WRITTEN EXERCISE:
Repeat the full listing below verbatim and keep the images out.

COLLECTED MATERIAL:

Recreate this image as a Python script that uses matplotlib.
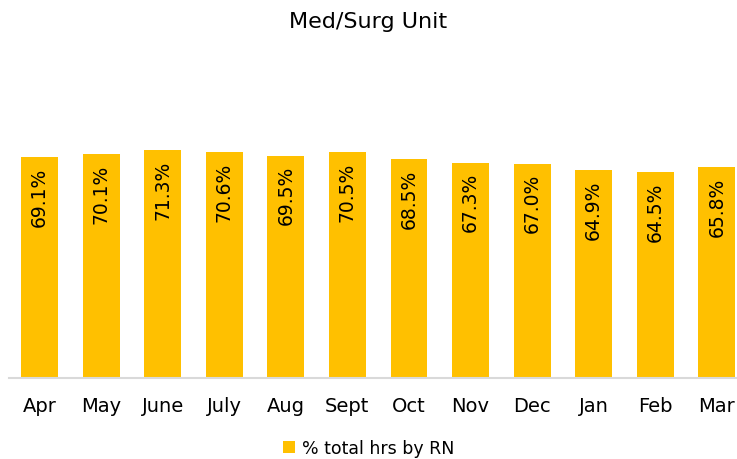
import matplotlib.pyplot as plt

months = ["Apr", "May", "June", "July", "Aug", "Sept", "Oct", "Nov", "Dec", "Jan", "Feb", "Mar"]
rn_pct = [69.1, 70.1, 71.3, 70.6, 69.5, 70.5, 68.5, 67.3, 67.0, 64.9, 64.5, 65.8]

bar_color = "#FFC000"

fig = plt.figure(figsize=(7.37, 4.6), dpi=100)
# plot area runs a bit past the right edge, like the original
ax = fig.add_axes([8.7 / 737, 1 - 379 / 460, 739 / 737, 320 / 460])

x = range(len(months))
bars = ax.bar(x, rn_pct, width=0.6, color=bar_color, label="% total hrs by RN")

# value labels, rotated, just inside the top of each bar
for xi, v in zip(x, rn_pct):
    ax.text(xi, v - 3.0, f"{v:.1f}%", rotation=90, ha="center", va="top",
            fontsize=13.5, color="black")

ax.set_ylim(0, 100)
ax.set_xlim(-0.5, len(months) - 0.5)
ax.set_xticks(list(x))
ax.set_xticklabels(months, fontsize=14)
ax.tick_params(axis="x", length=0, pad=13)
ax.set_yticks([])

for side in ["top", "right", "left"]:
    ax.spines[side].set_visible(False)
ax.spines["bottom"].set_color("#d9d9d9")
ax.spines["bottom"].set_linewidth(1.5)

fig.suptitle("Med/Surg Unit", y=1 - 22 / 460, va="center", fontsize=16)

fig.legend(handles=[bars], labels=["% total hrs by RN"], loc="center",
           bbox_to_anchor=(0.5, 1 - 449 / 460), frameon=False, fontsize=12.5,
           handlelength=0.7, handleheight=0.7, handletextpad=0.4)

fig.savefig("out.png", dpi=100)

FINAL ANSWER:
Recreate this image as a Python script that uses matplotlib.
import matplotlib.pyplot as plt

months = ["Apr", "May", "June", "July", "Aug", "Sept", "Oct", "Nov", "Dec", "Jan", "Feb", "Mar"]
rn_pct = [69.1, 70.1, 71.3, 70.6, 69.5, 70.5, 68.5, 67.3, 67.0, 64.9, 64.5, 65.8]

bar_color = "#FFC000"

fig = plt.figure(figsize=(7.37, 4.6), dpi=100)
# plot area runs a bit past the right edge, like the original
ax = fig.add_axes([8.7 / 737, 1 - 379 / 460, 739 / 737, 320 / 460])

x = range(len(months))
bars = ax.bar(x, rn_pct, width=0.6, color=bar_color, label="% total hrs by RN")

# value labels, rotated, just inside the top of each bar
for xi, v in zip(x, rn_pct):
    ax.text(xi, v - 3.0, f"{v:.1f}%", rotation=90, ha="center", va="top",
            fontsize=13.5, color="black")

ax.set_ylim(0, 100)
ax.set_xlim(-0.5, len(months) - 0.5)
ax.set_xticks(list(x))
ax.set_xticklabels(months, fontsize=14)
ax.tick_params(axis="x", length=0, pad=13)
ax.set_yticks([])

for side in ["top", "right", "left"]:
    ax.spines[side].set_visible(False)
ax.spines["bottom"].set_color("#d9d9d9")
ax.spines["bottom"].set_linewidth(1.5)

fig.suptitle("Med/Surg Unit", y=1 - 22 / 460, va="center", fontsize=16)

fig.legend(handles=[bars], labels=["% total hrs by RN"], loc="center",
           bbox_to_anchor=(0.5, 1 - 449 / 460), frameon=False, fontsize=12.5,
           handlelength=0.7, handleheight=0.7, handletextpad=0.4)

fig.savefig("out.png", dpi=100)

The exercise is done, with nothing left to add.